I will focus on only one issue raised in the OP, namely, why MA produces the $\pi/2$ result. I avoid on purpose any discussion on the mathematical justification of the integrals as I think this

I have never seen double integrals of distributions over bounded sets in math literature and don't know any definitions of such integrals. I would be very thankful for accessible and serious references.

goes beyond the scope of this forum. Coming back to this integral:

Integrate[DiracDelta[1 - x^2 - y^2], {x, -1, 1}, {y, -1, 1}]

1. Mathematica treats it as an iterated integral. Thus, it is sufficient to consider only the inner integral

Integrate[DiracDelta[1 - x^2 - y^2], {x, -1, 1}]

producing a wrong answer

(* ConditionalExpression[Boole[-1 < -Sqrt[1 - y^2] < 1]/(2 Sqrt[Abs[1 - y^2]]), -1 < Sqrt[1 - y^2] < 1] *)

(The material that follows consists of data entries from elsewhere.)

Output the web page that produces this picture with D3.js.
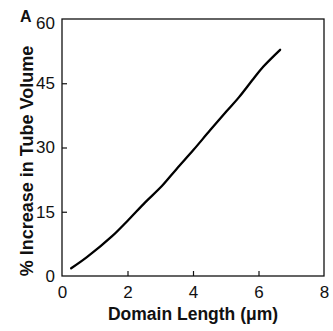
<!DOCTYPE html>
<html>
<head>
<meta charset="utf-8">
<script src="https://cdn.jsdelivr.net/npm/d3@7"></script>
<style>
  html, body { margin: 0; padding: 0; background: #fff; }
  svg { display: block; }
  text { font-family: "Liberation Sans", Arial, sans-serif; fill: #111; }
</style>
</head>
<body>
<svg id="chart" width="333" height="331"></svg>
<script>
// Domain length (µm) and the corresponding % increase in tube volume
const domainLength = [0.28, 0.76, 1.53, 2.04, 2.54, 3.05, 3.50, 4.01, 4.52, 5.03, 5.40, 5.84, 6.15, 6.66];
const volumeIncrease = [1.8, 4.4, 9.3, 13.2, 17.2, 21.0, 25.0, 29.4, 34.0, 38.5, 41.7, 46.0, 48.9, 52.8];

const xTicks = [0, 2, 4, 6, 8];
const yTicks = [0, 15, 30, 45, 60];

const margin = { left: 62, right: 9, top: 19, bottom: 55 };
const width = 333, height = 331;

const svg = d3.select("#chart");

const x = d3.scaleLinear().domain([0, 8]).range([margin.left, width - margin.right]);
const y = d3.scaleLinear().domain([0, 60]).range([height - margin.bottom, margin.top]);

// Frame around the plot area
svg.append("rect")
  .attr("x", x(0)).attr("y", y(60))
  .attr("width", x(8) - x(0)).attr("height", y(0) - y(60))
  .attr("fill", "none").attr("stroke", "#111").attr("stroke-width", 1.3);

// Axes with inward ticks
const xAxis = svg.append("g")
  .attr("transform", `translate(0,${y(0)})`)
  .call(d3.axisBottom(x).tickValues(xTicks).tickSizeInner(-5).tickSizeOuter(0).tickPadding(10));
const yAxis = svg.append("g")
  .attr("transform", `translate(${x(0)},0)`)
  .call(d3.axisLeft(y).tickValues(yTicks).tickSizeInner(-5).tickSizeOuter(0).tickPadding(7));

[xAxis, yAxis].forEach(g => {
  g.select(".domain").remove();
  g.selectAll(".tick line").attr("stroke", "#111").attr("stroke-width", 1.2);
  g.selectAll(".tick text")
    .attr("font-family", "Liberation Sans, Arial, sans-serif")
    .attr("font-size", 17).attr("fill", "#111");
});
// Hide ticks at the frame corners
xAxis.selectAll(".tick").filter(d => d === 0 || d === 8).select("line").remove();
yAxis.selectAll(".tick").filter(d => d === 0 || d === 60).select("line").remove();
yAxis.selectAll(".tick").filter(d => d === 60).select("text").attr("dy", "0.58em");

// Curve
const line = d3.line()
  .x((d, i) => x(domainLength[i]))
  .y(d => y(d))
  .curve(d3.curveCatmullRom);

svg.append("path")
  .datum(volumeIncrease)
  .attr("d", line)
  .attr("fill", "none")
  .attr("stroke", "#000")
  .attr("stroke-width", 2.3)
  .attr("stroke-linecap", "round");

// Axis titles
svg.append("text")
  .attr("x", (x(0) + x(8)) / 2).attr("y", 320)
  .attr("text-anchor", "middle")
  .attr("font-weight", "bold").attr("font-size", 17.5)
  .text("Domain Length (μm)");

svg.append("text")
  .attr("transform", `translate(32.5,161) rotate(-90)`)
  .attr("text-anchor", "middle")
  .attr("font-weight", "bold").attr("font-size", 18)
  .text("% Increase in Tube Volume");

// Panel letter
svg.append("text")
  .attr("x", 20).attr("y", 22)
  .attr("font-weight", "bold").attr("font-size", 16)
  .text("A");
</script>
</body>
</html>
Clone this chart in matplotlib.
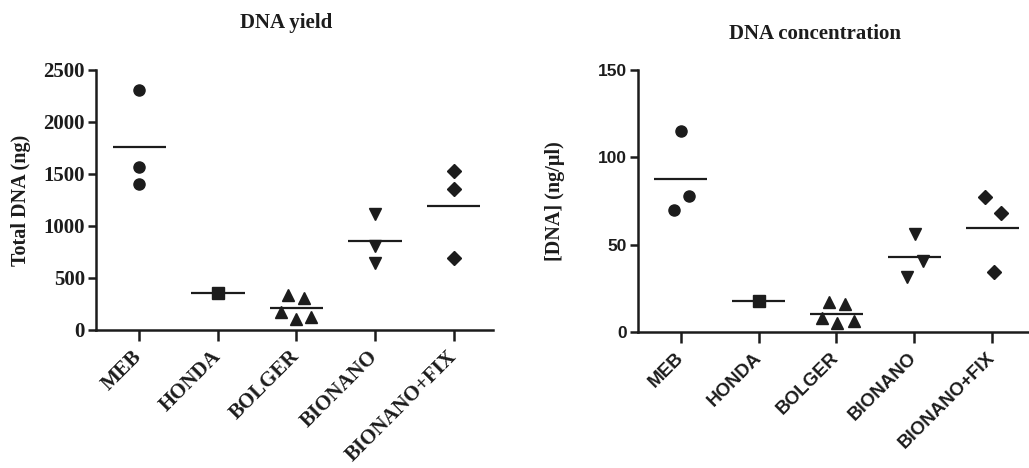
import numpy as np
import matplotlib
matplotlib.use('Agg')
from matplotlib import pyplot as plt

groups = ['MEB', 'HONDA', 'BOLGER', 'BIONANO', 'BIONANO+FIX']
markers = ['o', 's', '^', 'v', 'D']

# DNA yield, total DNA (ng)
yield_meb = [2310, 1570, 1400]
yield_honda = [360]
yield_bolger = [335, 310, 175, 105, 125]
yield_bionano = [1115, 805, 645]
yield_fix = [1530, 1355, 695]

# DNA concentration (ng/ul)
conc_meb = [115, 78, 70]
conc_honda = [17.5]
conc_bolger = [17, 16, 8, 5, 6]
conc_bionano = [55.8, 40.5, 31.5]
conc_fix = [77, 68, 34]

# horizontal scatter of the points inside each column (layout only)
jit_left = [[0, 0, 0], [0], [-0.11, 0.09, -0.2, 0.0, 0.19], [0, 0, 0], [0, 0, 0]]
jit_right = [[0, 0.1, -0.09], [0], [-0.09, 0.115, -0.19, 0.01, 0.22],
             [0.01, 0.115, -0.09], [-0.09, 0.115, 0.03]]

ink = '#1c1c1c'
serif = 'Liberation Serif'
sans = 'Liberation Sans'

fig = plt.figure(figsize=(10.29, 4.68), dpi=100)
ax1 = fig.add_axes([0.0933, 0.2949, 0.3858, 0.5556])
ax2 = fig.add_axes([0.620, 0.2912, 0.382, 0.559])


def draw(ax, data, jit, ymax, yticks, tickfont, ytsize, xtsize, ylabel):
    for i, vals in enumerate(data):
        xs = np.array(jit[i]) + i
        ax.plot(xs, vals, linestyle='none', marker=markers[i], ms=8 if markers[i] != 'D' else 7,
                color=ink, clip_on=False, zorder=3)
        m = np.mean(vals)
        ax.plot([i - 0.34, i + 0.34], [m, m], color=ink, lw=1.6, solid_capstyle='butt', zorder=2)
    ax.set_xlim(-0.55, 4.5)
    ax.set_ylim(0, ymax)
    ax.set_yticks(yticks)
    ax.set_xticks(range(len(groups)))
    ax.set_xticklabels(groups, rotation=45, ha='right', va='center', rotation_mode='anchor',
                       family=tickfont, fontweight='bold', fontsize=xtsize, color=ink)
    for lab in ax.get_yticklabels():
        lab.set_family(tickfont)
        lab.set_fontweight('bold')
        lab.set_fontsize(ytsize)
        lab.set_color(ink)
    for s in ['top', 'right']:
        ax.spines[s].set_visible(False)
    for s in ['left', 'bottom']:
        ax.spines[s].set_linewidth(1.8)
        ax.spines[s].set_color(ink)
    ax.tick_params(axis='y', length=6, width=1.8, color=ink, pad=2)
    ax.tick_params(axis='x', length=8, width=1.8, color=ink, pad=9)
    ax.set_ylabel(ylabel, family=serif, fontweight='bold', fontsize=14.5, color=ink)


draw(ax1, [yield_meb, yield_honda, yield_bolger, yield_bionano, yield_fix], jit_left,
     2500, [0, 500, 1000, 1500, 2000, 2500], serif, 15, 15, 'Total DNA (ng)')
draw(ax2, [conc_meb, conc_honda, conc_bolger, conc_bionano, conc_fix], jit_right,
     150, [0, 50, 100, 150], sans, 12.5, 13.5, '[DNA] (ng/\u00b5l)')

ax1.yaxis.set_label_coords(-0.165, 0.5)
ax2.yaxis.set_label_coords(-0.185, 0.5)

fig.text(286 / 1029, 1 - 23 / 468, 'DNA yield', family=serif, fontweight='bold',
         fontsize=15, color=ink, ha='center', va='center')
fig.text(815 / 1029, 1 - 34 / 468, 'DNA concentration', family=serif, fontweight='bold',
         fontsize=15, color=ink, ha='center', va='center')

fig.savefig('out.png', dpi=100)
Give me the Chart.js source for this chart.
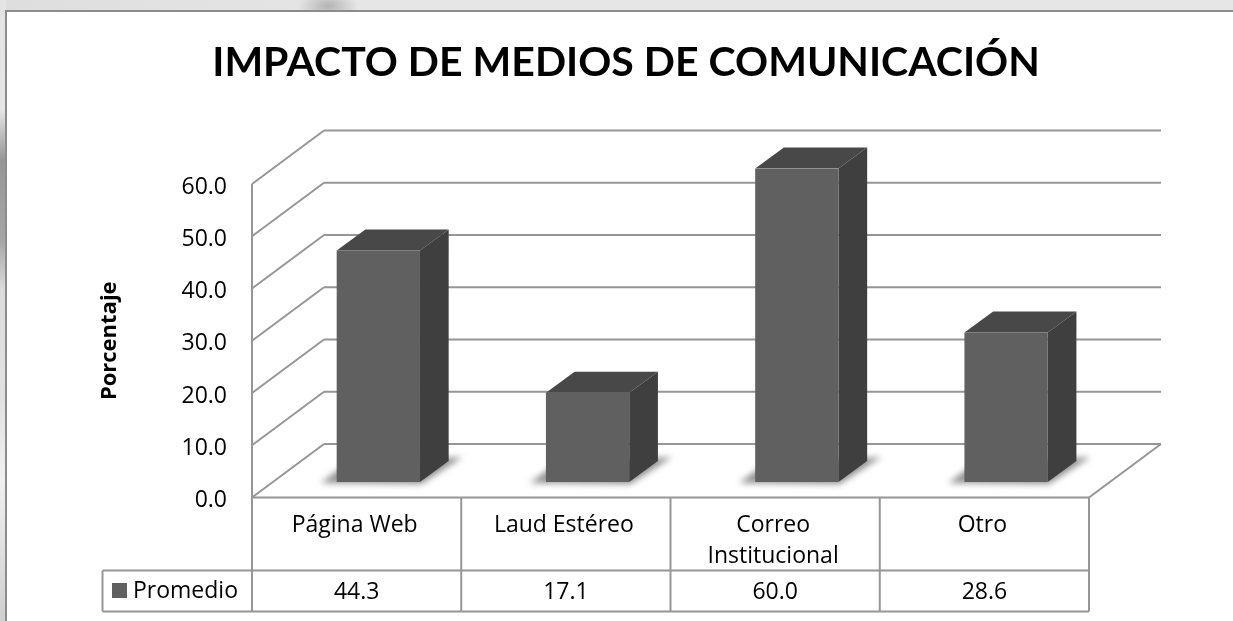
<!DOCTYPE html>
<html>
<head>
<meta charset="utf-8">
<style>
  html, body { margin: 0; padding: 0; width: 1233px; height: 621px; overflow: hidden; }
  body {
    background:
      radial-gradient(ellipse 30px 16px at 328px 6px, #b4b4b4, rgba(180,180,180,0)),
      linear-gradient(90deg, #dedede, #e6e6e6 30%);
  }
  #strip {
    position: absolute; left: 0; top: 0; width: 6px; height: 621px;
    background: linear-gradient(#e4e4e4 0, #e6e6e6 110px, #969696 160px, #a6a6a6 240px, #dcdcdc 290px, #e2e2e2 400px, #f0f0f0 480px, #cfcfcf 621px);
  }
  #frame {
    position: absolute; left: 5px; top: 10px; width: 1240px; height: 640px;
    background: #fff; border: 2px solid #8c8c8c; box-sizing: border-box;
  }
  canvas { position: absolute; left: 0; top: 0; }
</style>
</head>
<body>
<div id="strip"></div>
<div id="frame"></div>
<canvas id="chart" width="1233" height="621"></canvas>
<script src="https://cdn.jsdelivr.net/npm/chart.js@4"></script>
<script>
const chartTitle = 'IMPACTO DE MEDIOS DE COMUNICACIÓN';
const categories = ['Página Web', 'Laud Estéreo', ['Correo', 'Institucional'], 'Otro'];
const promedio = [44.3, 17.1, 60.0, 28.6];
const seriesName = 'Promedio';
const yTicks = [0, 10, 20, 30, 40, 50, 60];

const FONT = '"Open Sans", sans-serif';
const LINE = '#969696';

// how far the back wall sits behind the front plane
const wallDx = 72, wallDy = -53.5;
// bars stand a bit inside the floor, and have their own depth
const barDx = 21.7, barDy = -15.5;
const depthX = 28.7, depthY = -21;

function line(c, x1, y1, x2, y2) {
  c.beginPath();
  c.moveTo(x1, y1);
  c.lineTo(x2, y2);
  c.stroke();
}

function poly(c, pts, fill) {
  c.beginPath();
  pts.forEach((p, i) => i ? c.lineTo(p[0], p[1]) : c.moveTo(p[0], p[1]));
  c.closePath();
  c.fillStyle = fill;
  c.fill();
}

const wallPlugin = {
  id: 'wall',
  beforeDatasetsDraw(chart) {
    const c = chart.ctx, y = chart.scales.y, a = chart.chartArea;
    c.save();
    c.strokeStyle = LINE;
    c.lineWidth = 2;
    yTicks.forEach(v => {
      const py = y.getPixelForValue(v);
      line(c, a.left, py, a.left + wallDx, py + wallDy);
      line(c, a.left + wallDx, py + wallDy, a.right + wallDx, py + wallDy);
    });
    line(c, a.left, a.top, a.left, a.bottom);
    line(c, a.left, a.bottom, a.right, a.bottom);
    line(c, a.right, a.bottom, a.right + wallDx, a.bottom + wallDy);
    c.restore();

    // floor shadow, then the top and side of each bar, then the library draws the front
    const bars = chart.getDatasetMeta(0).data;
    bars.forEach(b => {
      const l = b.x - b.width / 2 + barDx, r = b.x + b.width / 2 + barDx;
      const bot = b.base + barDy;
      c.save();
      c.filter = 'blur(3px)';
      poly(c, [[l - 16, bot + 1], [l + 10, bot - 18], [r + depthX + 14, bot + depthY - 4], [r + 1, bot + 2]], '#909090');
      c.restore();
    });
    bars.forEach(b => {
      const l = b.x - b.width / 2 + barDx, r = b.x + b.width / 2 + barDx;
      const top = b.y + barDy, bot = b.base + barDy;
      poly(c, [[l, top], [l + depthX, top + depthY], [r + depthX, top + depthY], [r, top]], '#484848');
      poly(c, [[r, top], [r + depthX, top + depthY], [r + depthX, bot + depthY], [r, bot]], '#3f3f3f');
    });
    c.save();
    c.translate(barDx, barDy);
  },
  afterDatasetsDraw(chart) {
    chart.ctx.restore();
  }
};

const tablePlugin = {
  id: 'dataTable',
  afterDraw(chart) {
    const c = chart.ctx, a = chart.chartArea, x = chart.scales.x;
    const rowY = 570.5, botY = 611.5, keyX = 102.5;
    c.save();
    c.strokeStyle = LINE;
    c.lineWidth = 2;
    line(c, keyX, rowY, a.right, rowY);
    line(c, keyX, botY, a.right, botY);
    line(c, keyX, rowY, keyX, botY);
    line(c, a.left, a.bottom, a.left, botY);
    const step = (a.right - a.left) / categories.length;
    for (let i = 1; i <= categories.length; i++) {
      line(c, a.left + step * i, a.bottom, a.left + step * i, botY);
    }
    c.fillStyle = '#606060';
    c.fillRect(112, 583, 15, 15);
    c.fillStyle = '#000';
    c.font = '23px ' + FONT;
    c.textBaseline = 'middle';
    c.textAlign = 'left';
    c.fillText(seriesName, 133, 591);
    c.textAlign = 'center';
    promedio.forEach((v, i) => c.fillText(v.toFixed(1), x.getPixelForTick(i), 592));

    c.font = 'bold 41px Lato, sans-serif';
    c.fillText(chartTitle, 626, 63);
    c.restore();
  }
};

new Chart(document.getElementById('chart').getContext('2d'), {
  type: 'bar',
  data: {
    labels: categories,
    datasets: [{
      label: seriesName,
      data: promedio,
      backgroundColor: '#606060',
      categoryPercentage: 1,
      barPercentage: 0.398
    }]
  },
  plugins: [wallPlugin, tablePlugin],
  options: {
    responsive: false,
    animation: false,
    layout: { padding: { left: 97, right: 144, top: 184, bottom: 0 } },
    plugins: {
      legend: { display: false },
      tooltip: { enabled: false },
      title: { display: false }
    },
    scales: {
      x: {
        grid: { display: false, drawTicks: false },
        border: { display: false },
        ticks: {
          color: '#000',
          font: { family: FONT, size: 23, lineHeight: 1.35 },
          padding: 12,
          labelOffset: -2,
          maxRotation: 0,
          autoSkip: false
        },
        afterFit(s) { s.height = 123.5; }
      },
      y: {
        min: 0,
        max: 60,
        grid: { display: false, drawTicks: false },
        border: { display: false },
        title: {
          display: true,
          text: 'Porcentaje',
          color: '#000',
          font: { family: FONT, size: 22, weight: 'bold' },
          padding: 0
        },
        ticks: {
          stepSize: 10,
          color: '#000',
          font: { family: FONT, size: 23 },
          padding: 25,
          labelOffset: 3,
          callback: v => v.toFixed(1)
        },
        afterFit(s) { s.width = 155; }
      }
    }
  }
});
</script>
</body>
</html>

2. The correct answer can obtained by the integration in the limits $[-a,a]$

 z=Integrate[DiracDelta[1 - x^2 - y^2], {x, -a, a}]
(*(Boole[-a < -Sqrt[1 - y^2] < a || a < -Sqrt[1 - y^2] < -a] + Boole[-a < Sqrt[1 - y^2] < a || a < Sqrt[1 - y^2] < -a])/(2 Sqrt[Abs[1 - y^2]])*)

and setting $a=1$ (no limit is necessary)

z1=z/.{a->1};
Integrate[z1, {y, -1, 1}]
(*    π    *)

3. Alternatively we can FullSimplify the intermediate result

za=FullSimplify[z, Assumptions -> a > 0 && -1 <= y <= 1]
(* Boole[Sqrt[1 - y^2] < a]/Sqrt[1 - y^2] *)

Integration over y can be performed in full generality

Integrate[Boole[Sqrt[1 - y^2] < a]/Sqrt[1 - y^2], {y, -1, 1}]

$$\begin{array}{cc} \Bigg\{ & \begin{array}{cc} \pi & a>1 \\ 2 \sin ^{-1}(a) & 0<a\leq 1 \\ \end{array} \\ \end{array} \tag{1}$$

Conclusion The reason for the $\pi/2$ answer seems to be that mathematica forgot one root of the

$$1-x^2-y^2=0 \tag{2}$$

equation. It certainly knows how to perform integrals of the $\delta$-function of a function

$$ \int\delta(f(x))\,dx=\int \sum_k\frac{\delta(x-\alpha_k)}{\left|f'(\alpha_k)\right|}\,dx\tag{3} $$

where $\alpha_k$ are the real roots of $f(x)=0$, however, in the OP example $a=1$ it misses one root and does not miss it otherwise.

It has been suggested by other answers that because the circle touches the boundaries of the integration domain this should somehow influence the result. It should not because these are points of measure zero: integration domain is $2D$, $\delta$-function cuts out a $1D$ manifold out of it, whereas ill-defined integrand is on the $0D$ manifold. This seems to be just a coincidence that for $a=1$ mathematica misses one root of (3).